## start
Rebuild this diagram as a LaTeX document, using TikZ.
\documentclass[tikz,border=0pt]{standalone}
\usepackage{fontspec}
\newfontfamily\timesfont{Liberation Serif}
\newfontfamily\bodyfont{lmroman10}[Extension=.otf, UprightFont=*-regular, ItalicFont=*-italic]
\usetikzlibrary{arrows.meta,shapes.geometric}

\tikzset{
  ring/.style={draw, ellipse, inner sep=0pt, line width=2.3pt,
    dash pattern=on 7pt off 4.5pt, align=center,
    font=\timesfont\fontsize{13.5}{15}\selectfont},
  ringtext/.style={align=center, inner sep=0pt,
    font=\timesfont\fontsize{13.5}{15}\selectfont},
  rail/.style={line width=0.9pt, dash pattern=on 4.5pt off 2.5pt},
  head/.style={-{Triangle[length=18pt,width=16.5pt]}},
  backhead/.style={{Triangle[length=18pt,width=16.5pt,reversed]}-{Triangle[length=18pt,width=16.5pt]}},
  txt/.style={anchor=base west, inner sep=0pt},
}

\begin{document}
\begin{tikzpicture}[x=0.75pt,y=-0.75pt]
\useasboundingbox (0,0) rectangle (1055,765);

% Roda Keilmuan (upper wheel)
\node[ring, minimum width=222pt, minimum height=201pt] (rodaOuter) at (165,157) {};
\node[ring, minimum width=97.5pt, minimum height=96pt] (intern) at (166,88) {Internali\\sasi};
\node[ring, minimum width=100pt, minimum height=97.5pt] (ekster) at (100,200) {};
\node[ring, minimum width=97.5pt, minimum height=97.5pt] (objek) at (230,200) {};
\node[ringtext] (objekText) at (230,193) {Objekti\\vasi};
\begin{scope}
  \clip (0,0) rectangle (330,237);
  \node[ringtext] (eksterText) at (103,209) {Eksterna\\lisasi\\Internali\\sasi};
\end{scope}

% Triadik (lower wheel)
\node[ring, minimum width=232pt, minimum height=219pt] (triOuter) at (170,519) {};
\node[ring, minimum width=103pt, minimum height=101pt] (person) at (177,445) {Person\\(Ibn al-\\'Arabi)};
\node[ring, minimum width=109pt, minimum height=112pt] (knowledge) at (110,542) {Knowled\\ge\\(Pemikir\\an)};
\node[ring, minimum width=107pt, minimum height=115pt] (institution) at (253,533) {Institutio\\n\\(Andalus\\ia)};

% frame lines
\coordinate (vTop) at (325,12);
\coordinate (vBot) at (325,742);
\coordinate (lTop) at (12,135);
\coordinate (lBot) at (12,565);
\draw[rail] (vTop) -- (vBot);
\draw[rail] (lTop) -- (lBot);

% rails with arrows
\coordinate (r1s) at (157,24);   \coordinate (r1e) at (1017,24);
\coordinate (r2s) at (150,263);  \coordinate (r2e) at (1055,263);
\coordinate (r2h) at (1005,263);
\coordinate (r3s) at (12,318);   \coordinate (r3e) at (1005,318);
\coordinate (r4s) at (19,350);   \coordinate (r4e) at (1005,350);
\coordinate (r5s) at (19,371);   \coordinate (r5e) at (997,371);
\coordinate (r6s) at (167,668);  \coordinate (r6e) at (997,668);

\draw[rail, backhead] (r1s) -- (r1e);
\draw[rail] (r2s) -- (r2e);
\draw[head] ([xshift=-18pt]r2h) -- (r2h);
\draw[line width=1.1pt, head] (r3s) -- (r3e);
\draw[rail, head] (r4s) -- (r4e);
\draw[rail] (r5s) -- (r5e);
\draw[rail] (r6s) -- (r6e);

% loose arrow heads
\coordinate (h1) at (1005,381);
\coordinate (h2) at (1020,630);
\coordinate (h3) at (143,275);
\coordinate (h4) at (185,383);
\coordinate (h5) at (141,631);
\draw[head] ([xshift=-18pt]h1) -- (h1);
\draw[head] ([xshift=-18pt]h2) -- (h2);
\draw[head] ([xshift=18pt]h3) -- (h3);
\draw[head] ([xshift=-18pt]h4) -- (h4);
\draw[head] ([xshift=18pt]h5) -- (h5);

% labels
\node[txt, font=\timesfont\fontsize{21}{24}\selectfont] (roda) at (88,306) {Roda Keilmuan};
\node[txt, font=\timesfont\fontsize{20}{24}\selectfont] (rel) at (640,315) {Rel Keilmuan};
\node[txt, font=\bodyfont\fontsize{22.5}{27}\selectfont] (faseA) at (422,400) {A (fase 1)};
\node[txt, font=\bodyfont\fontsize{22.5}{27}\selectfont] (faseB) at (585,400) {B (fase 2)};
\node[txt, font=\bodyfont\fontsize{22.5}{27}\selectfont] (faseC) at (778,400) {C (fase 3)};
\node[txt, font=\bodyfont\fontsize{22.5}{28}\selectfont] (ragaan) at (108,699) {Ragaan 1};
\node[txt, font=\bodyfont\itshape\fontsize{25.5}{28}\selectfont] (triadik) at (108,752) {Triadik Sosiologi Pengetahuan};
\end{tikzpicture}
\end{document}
## end
- [TASK STATEMENT]
Output all of the data again, exactly.

- [FINAL ANSWER]
Rebuild this diagram as a LaTeX document, using TikZ.
\documentclass[tikz,border=0pt]{standalone}
\usepackage{fontspec}
\newfontfamily\timesfont{Liberation Serif}
\newfontfamily\bodyfont{lmroman10}[Extension=.otf, UprightFont=*-regular, ItalicFont=*-italic]
\usetikzlibrary{arrows.meta,shapes.geometric}

\tikzset{
  ring/.style={draw, ellipse, inner sep=0pt, line width=2.3pt,
    dash pattern=on 7pt off 4.5pt, align=center,
    font=\timesfont\fontsize{13.5}{15}\selectfont},
  ringtext/.style={align=center, inner sep=0pt,
    font=\timesfont\fontsize{13.5}{15}\selectfont},
  rail/.style={line width=0.9pt, dash pattern=on 4.5pt off 2.5pt},
  head/.style={-{Triangle[length=18pt,width=16.5pt]}},
  backhead/.style={{Triangle[length=18pt,width=16.5pt,reversed]}-{Triangle[length=18pt,width=16.5pt]}},
  txt/.style={anchor=base west, inner sep=0pt},
}

\begin{document}
\begin{tikzpicture}[x=0.75pt,y=-0.75pt]
\useasboundingbox (0,0) rectangle (1055,765);

% Roda Keilmuan (upper wheel)
\node[ring, minimum width=222pt, minimum height=201pt] (rodaOuter) at (165,157) {};
\node[ring, minimum width=97.5pt, minimum height=96pt] (intern) at (166,88) {Internali\\sasi};
\node[ring, minimum width=100pt, minimum height=97.5pt] (ekster) at (100,200) {};
\node[ring, minimum width=97.5pt, minimum height=97.5pt] (objek) at (230,200) {};
\node[ringtext] (objekText) at (230,193) {Objekti\\vasi};
\begin{scope}
  \clip (0,0) rectangle (330,237);
  \node[ringtext] (eksterText) at (103,209) {Eksterna\\lisasi\\Internali\\sasi};
\end{scope}

% Triadik (lower wheel)
\node[ring, minimum width=232pt, minimum height=219pt] (triOuter) at (170,519) {};
\node[ring, minimum width=103pt, minimum height=101pt] (person) at (177,445) {Person\\(Ibn al-\\'Arabi)};
\node[ring, minimum width=109pt, minimum height=112pt] (knowledge) at (110,542) {Knowled\\ge\\(Pemikir\\an)};
\node[ring, minimum width=107pt, minimum height=115pt] (institution) at (253,533) {Institutio\\n\\(Andalus\\ia)};

% frame lines
\coordinate (vTop) at (325,12);
\coordinate (vBot) at (325,742);
\coordinate (lTop) at (12,135);
\coordinate (lBot) at (12,565);
\draw[rail] (vTop) -- (vBot);
\draw[rail] (lTop) -- (lBot);

% rails with arrows
\coordinate (r1s) at (157,24);   \coordinate (r1e) at (1017,24);
\coordinate (r2s) at (150,263);  \coordinate (r2e) at (1055,263);
\coordinate (r2h) at (1005,263);
\coordinate (r3s) at (12,318);   \coordinate (r3e) at (1005,318);
\coordinate (r4s) at (19,350);   \coordinate (r4e) at (1005,350);
\coordinate (r5s) at (19,371);   \coordinate (r5e) at (997,371);
\coordinate (r6s) at (167,668);  \coordinate (r6e) at (997,668);

\draw[rail, backhead] (r1s) -- (r1e);
\draw[rail] (r2s) -- (r2e);
\draw[head] ([xshift=-18pt]r2h) -- (r2h);
\draw[line width=1.1pt, head] (r3s) -- (r3e);
\draw[rail, head] (r4s) -- (r4e);
\draw[rail] (r5s) -- (r5e);
\draw[rail] (r6s) -- (r6e);

% loose arrow heads
\coordinate (h1) at (1005,381);
\coordinate (h2) at (1020,630);
\coordinate (h3) at (143,275);
\coordinate (h4) at (185,383);
\coordinate (h5) at (141,631);
\draw[head] ([xshift=-18pt]h1) -- (h1);
\draw[head] ([xshift=-18pt]h2) -- (h2);
\draw[head] ([xshift=18pt]h3) -- (h3);
\draw[head] ([xshift=-18pt]h4) -- (h4);
\draw[head] ([xshift=18pt]h5) -- (h5);

% labels
\node[txt, font=\timesfont\fontsize{21}{24}\selectfont] (roda) at (88,306) {Roda Keilmuan};
\node[txt, font=\timesfont\fontsize{20}{24}\selectfont] (rel) at (640,315) {Rel Keilmuan};
\node[txt, font=\bodyfont\fontsize{22.5}{27}\selectfont] (faseA) at (422,400) {A (fase 1)};
\node[txt, font=\bodyfont\fontsize{22.5}{27}\selectfont] (faseB) at (585,400) {B (fase 2)};
\node[txt, font=\bodyfont\fontsize{22.5}{27}\selectfont] (faseC) at (778,400) {C (fase 3)};
\node[txt, font=\bodyfont\fontsize{22.5}{28}\selectfont] (ragaan) at (108,699) {Ragaan 1};
\node[txt, font=\bodyfont\itshape\fontsize{25.5}{28}\selectfont] (triadik) at (108,752) {Triadik Sosiologi Pengetahuan};
\end{tikzpicture}
\end{document}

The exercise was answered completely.